====== Given information

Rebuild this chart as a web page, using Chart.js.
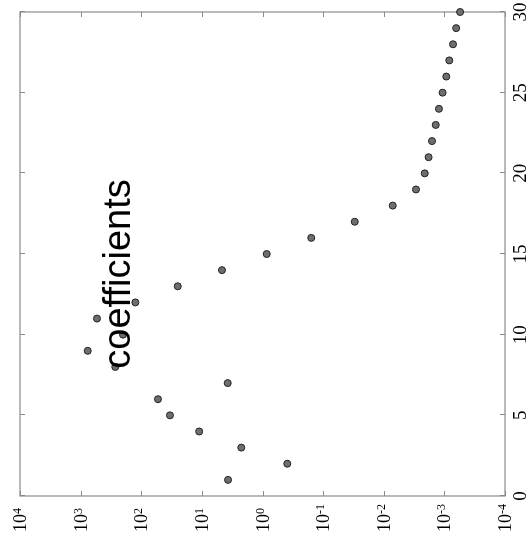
<!DOCTYPE html>
<html>
<head>
<meta charset="utf-8">
<script src="https://cdn.jsdelivr.net/npm/chart.js@4"></script>
<style>
  html, body { margin: 0; padding: 0; background: #fff; overflow: hidden; }
  /* plot is laid out landscape, then turned a quarter to the left */
  #wrap {
    position: absolute; left: 0; top: 0;
    width: 544px; height: 531px;
    transform-origin: 0 0;
    transform: translate(0, 544px) rotate(-90deg);
  }
</style>
</head>
<body>
<div id="wrap"><canvas id="coefChart" width="544" height="531"></canvas></div>
<script>
const orders = [1, 2, 3, 4, 5, 6, 7, 8, 9, 10, 11, 12, 13, 14, 15,
                16, 17, 18, 19, 20, 21, 22, 23, 24, 25, 26, 27, 28, 29, 30];
const coeffs = [3.7, 0.39, 2.24, 11.1, 33.6, 53, 3.75, 268, 764, 200,
                537, 125, 25, 4.66, 0.853, 0.157, 0.0301, 0.00711, 0.00294, 0.00211,
                0.00182, 0.0016, 0.00139, 0.00123, 0.00107, 0.00093, 0.00083, 0.00072, 0.00064, 0.00055];
const xTicks = [0, 5, 10, 15, 20, 25, 30];
const decades = [4, 3, 2, 1, 0, -1, -2, -3, -4];
const titleText = "coefficients";

const serif = '"Liberation Serif", "Times New Roman", serif';

// box frame with inward ticks on all four sides
const framePlugin = {
  id: "frame",
  beforeDatasetsDraw(chart) {
    const { ctx, chartArea: a, scales } = chart;
    ctx.save();
    ctx.strokeStyle = "#a3a3a3";
    ctx.lineWidth = 1.5;
    ctx.strokeRect(a.left, a.top, a.right - a.left, a.bottom - a.top);

    ctx.strokeStyle = "#8a8a8a";
    ctx.lineWidth = 1;
    ctx.beginPath();
    decades.forEach(p => {
      const y = Math.round(scales.y.getPixelForValue(Math.pow(10, p))) + 0.5;
      ctx.moveTo(a.left, y); ctx.lineTo(a.left + 5, y);
      ctx.moveTo(a.right, y); ctx.lineTo(a.right - 5, y);
    });
    xTicks.forEach(v => {
      const x = Math.round(scales.x.getPixelForValue(v)) + 0.5;
      ctx.moveTo(x, a.bottom); ctx.lineTo(x, a.bottom - 5);
      ctx.moveTo(x, a.top); ctx.lineTo(x, a.top + 5);
    });
    ctx.stroke();
    ctx.restore();
  },
  afterDraw(chart) {
    const { ctx, chartArea: a, scales } = chart;
    ctx.save();
    ctx.fillStyle = "#000";

    // log axis labels as 10 with a raised exponent
    ctx.textAlign = "left";
    ctx.textBaseline = "alphabetic";
    decades.forEach(p => {
      const y = scales.y.getPixelForValue(Math.pow(10, p));
      ctx.font = "18px " + serif;
      ctx.fillText("10", 12, y + 6);
      const w = ctx.measureText("10").width;
      ctx.font = "12px " + serif;
      ctx.fillText(String(p), 12 + w, y + 1);
    });

    ctx.font = "19px " + serif;
    ctx.textAlign = "center";
    xTicks.forEach(v => {
      ctx.fillText(String(v), scales.x.getPixelForValue(v), a.bottom + 21);
    });

    ctx.font = '38px "Liberation Sans", Arial, sans-serif';
    ctx.fillText(titleText, 270, 130);
    ctx.restore();
  }
};

new Chart(document.getElementById("coefChart").getContext("2d"), {
  type: "scatter",
  data: {
    datasets: [{
      data: orders.map((n, i) => ({ x: n, y: coeffs[i] })),
      pointRadius: 3.5,
      pointBackgroundColor: "#6e6e6e",
      pointBorderColor: "#222",
      pointBorderWidth: 1,
      clip: false
    }]
  },
  options: {
    responsive: false,
    animation: false,
    layout: { padding: { left: 48, right: 12, top: 20, bottom: 26 } },
    plugins: { legend: { display: false }, tooltip: { enabled: false } },
    scales: {
      x: { type: "linear", min: 0, max: 30, display: false },
      y: { type: "logarithmic", min: 1e-4, max: 1e4, display: false }
    }
  },
  plugins: [framePlugin]
});
</script>
</body>
</html>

============

## Work to complete
Every line of the data above should be quoted exactly. Omit the pictures.

## Written response
Rebuild this chart as a web page, using Chart.js.
<!DOCTYPE html>
<html>
<head>
<meta charset="utf-8">
<script src="https://cdn.jsdelivr.net/npm/chart.js@4"></script>
<style>
  html, body { margin: 0; padding: 0; background: #fff; overflow: hidden; }
  /* plot is laid out landscape, then turned a quarter to the left */
  #wrap {
    position: absolute; left: 0; top: 0;
    width: 544px; height: 531px;
    transform-origin: 0 0;
    transform: translate(0, 544px) rotate(-90deg);
  }
</style>
</head>
<body>
<div id="wrap"><canvas id="coefChart" width="544" height="531"></canvas></div>
<script>
const orders = [1, 2, 3, 4, 5, 6, 7, 8, 9, 10, 11, 12, 13, 14, 15,
                16, 17, 18, 19, 20, 21, 22, 23, 24, 25, 26, 27, 28, 29, 30];
const coeffs = [3.7, 0.39, 2.24, 11.1, 33.6, 53, 3.75, 268, 764, 200,
                537, 125, 25, 4.66, 0.853, 0.157, 0.0301, 0.00711, 0.00294, 0.00211,
                0.00182, 0.0016, 0.00139, 0.00123, 0.00107, 0.00093, 0.00083, 0.00072, 0.00064, 0.00055];
const xTicks = [0, 5, 10, 15, 20, 25, 30];
const decades = [4, 3, 2, 1, 0, -1, -2, -3, -4];
const titleText = "coefficients";

const serif = '"Liberation Serif", "Times New Roman", serif';

// box frame with inward ticks on all four sides
const framePlugin = {
  id: "frame",
  beforeDatasetsDraw(chart) {
    const { ctx, chartArea: a, scales } = chart;
    ctx.save();
    ctx.strokeStyle = "#a3a3a3";
    ctx.lineWidth = 1.5;
    ctx.strokeRect(a.left, a.top, a.right - a.left, a.bottom - a.top);

    ctx.strokeStyle = "#8a8a8a";
    ctx.lineWidth = 1;
    ctx.beginPath();
    decades.forEach(p => {
      const y = Math.round(scales.y.getPixelForValue(Math.pow(10, p))) + 0.5;
      ctx.moveTo(a.left, y); ctx.lineTo(a.left + 5, y);
      ctx.moveTo(a.right, y); ctx.lineTo(a.right - 5, y);
    });
    xTicks.forEach(v => {
      const x = Math.round(scales.x.getPixelForValue(v)) + 0.5;
      ctx.moveTo(x, a.bottom); ctx.lineTo(x, a.bottom - 5);
      ctx.moveTo(x, a.top); ctx.lineTo(x, a.top + 5);
    });
    ctx.stroke();
    ctx.restore();
  },
  afterDraw(chart) {
    const { ctx, chartArea: a, scales } = chart;
    ctx.save();
    ctx.fillStyle = "#000";

    // log axis labels as 10 with a raised exponent
    ctx.textAlign = "left";
    ctx.textBaseline = "alphabetic";
    decades.forEach(p => {
      const y = scales.y.getPixelForValue(Math.pow(10, p));
      ctx.font = "18px " + serif;
      ctx.fillText("10", 12, y + 6);
      const w = ctx.measureText("10").width;
      ctx.font = "12px " + serif;
      ctx.fillText(String(p), 12 + w, y + 1);
    });

    ctx.font = "19px " + serif;
    ctx.textAlign = "center";
    xTicks.forEach(v => {
      ctx.fillText(String(v), scales.x.getPixelForValue(v), a.bottom + 21);
    });

    ctx.font = '38px "Liberation Sans", Arial, sans-serif';
    ctx.fillText(titleText, 270, 130);
    ctx.restore();
  }
};

new Chart(document.getElementById("coefChart").getContext("2d"), {
  type: "scatter",
  data: {
    datasets: [{
      data: orders.map((n, i) => ({ x: n, y: coeffs[i] })),
      pointRadius: 3.5,
      pointBackgroundColor: "#6e6e6e",
      pointBorderColor: "#222",
      pointBorderWidth: 1,
      clip: false
    }]
  },
  options: {
    responsive: false,
    animation: false,
    layout: { padding: { left: 48, right: 12, top: 20, bottom: 26 } },
    plugins: { legend: { display: false }, tooltip: { enabled: false } },
    scales: {
      x: { type: "linear", min: 0, max: 30, display: false },
      y: { type: "logarithmic", min: 1e-4, max: 1e4, display: false }
    }
  },
  plugins: [framePlugin]
});
</script>
</body>
</html>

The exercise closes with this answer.